With 1.7 billion tonnes of freight, privately owned railroads in the United States of America have captured over 40 per cent of the nation’s freight market share, and China is surging ahead with 2.3 billion tonnes of coal freight a year. On the other hand, the Indian Railways just managed to cross the one billion tonnes mark last year. As far as restructuring the railways in India goes, privatization has been suggested as a solution. But will it do the trick ?

Railway systems the world over have two distinct areas of functioning. One is the ‘operations’ or the business-generating end, which includes charging passengers for the journey, and the revenue collected from the transportation of goods. The other side involves the infrastructure of the entire system, which supports and sustains the running of trains. Management ‘gurus’ have tried to promote the concept of separating these two functions for the sake of privatization. This has often led to disastrous results.

The British Rail is a classic example of how things can go wrong.
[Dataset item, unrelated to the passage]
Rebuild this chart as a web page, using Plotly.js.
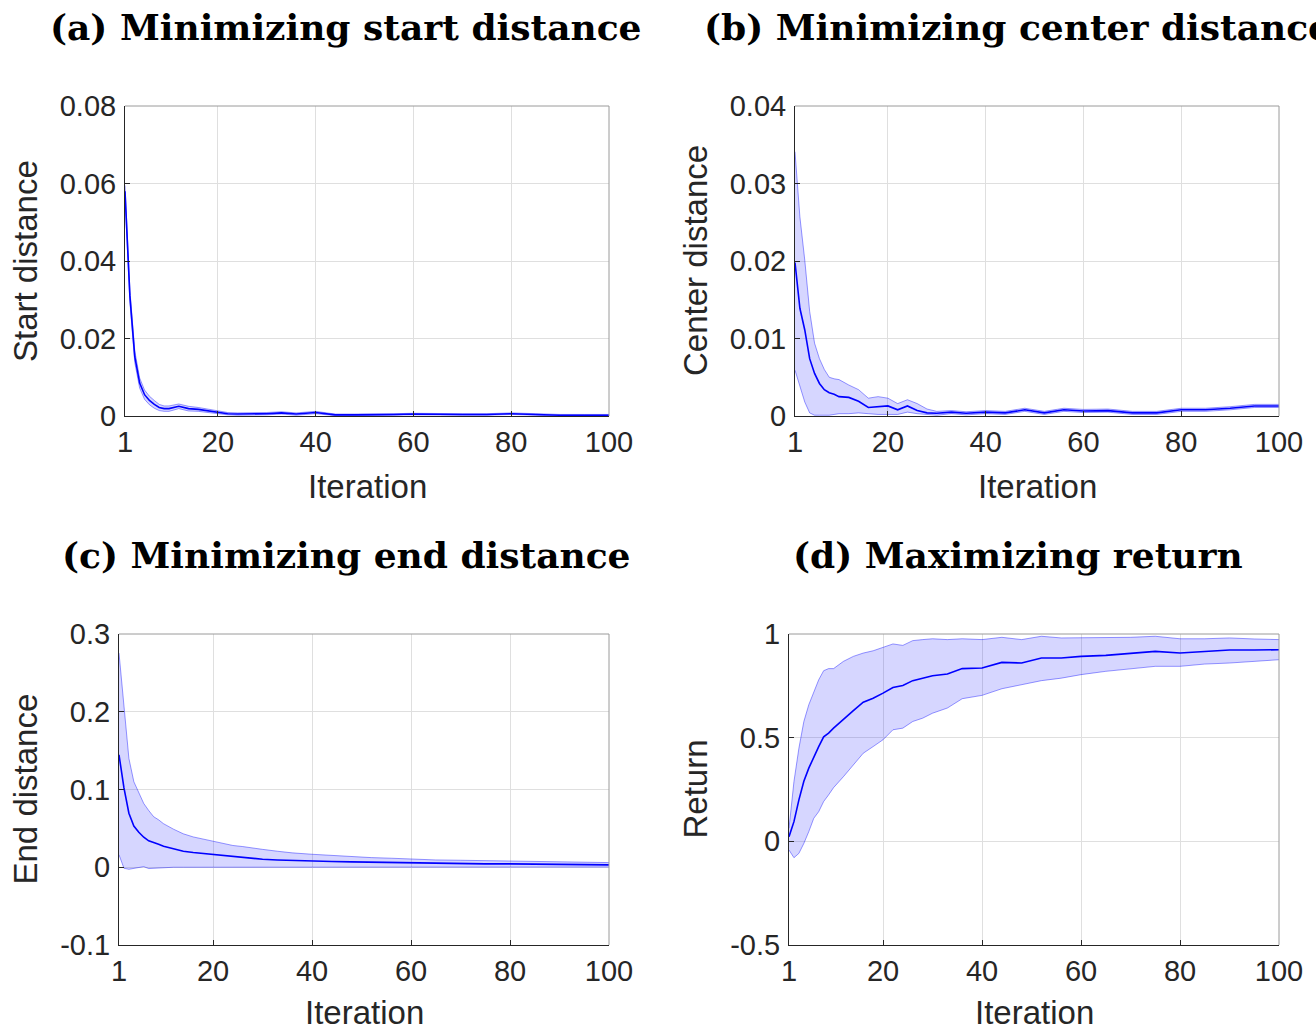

In 1993, it was split into almost a hundred private companies, each with its own profit centre. This resulted in various levels of contractors and sub-contractors with legal performance guarantees, built in with penalties for failure to meet targets. Overnight, a string of regulatory bodies such as the Office for Passenger Rail Franchising and the Office of Rail Regulator, sprang up to monitor trains and tracks and mediate in disputes. Reportedly, the infrastructural arm, the Network Rail, which is paid for by the government, piled up a debt of more than £20 billion, while getting almost four billion pounds in yearly subsidies.

More problems

It has now become evident that privatization has not freed the government from the financial burdens imposed by the railways. It has simply resulted in its inability to control and limit that burden. A recent letter to the Observer by a group of prospective members of parliament is an indication of the ordinary Briton’s disillusionment with privatization. The letter states that rail fares were contributing to a cost-of-living crisis, and season tickets had become the largest monthly expense for many commuters.

While wanting to “reform the rail industry to secure a better deal for passengers”, the prospective MPs added that train companies were walking away with hundreds of millions of pounds every year, despite running monopoly services and benefiting from four billion pounds of public investment in the rail network every year.

Interestingly, the London-Edinburgh mainline, which was taken over by the government in 2009, ran into financial difficulties. This has shown that there was a better way to run the country’s railways. In a major move to reverse privatization, the prospective MPs wrote that “a commitment to extend this successful model to the rest of the rail network, as existing contracts come to an end, would mean that hundreds of millions currently lost in private profit would be available to fully fund a bold offer on rail fares.” They added that passengers were paying high fares while tax payers were providing the subsidy to maintain the infrastructure.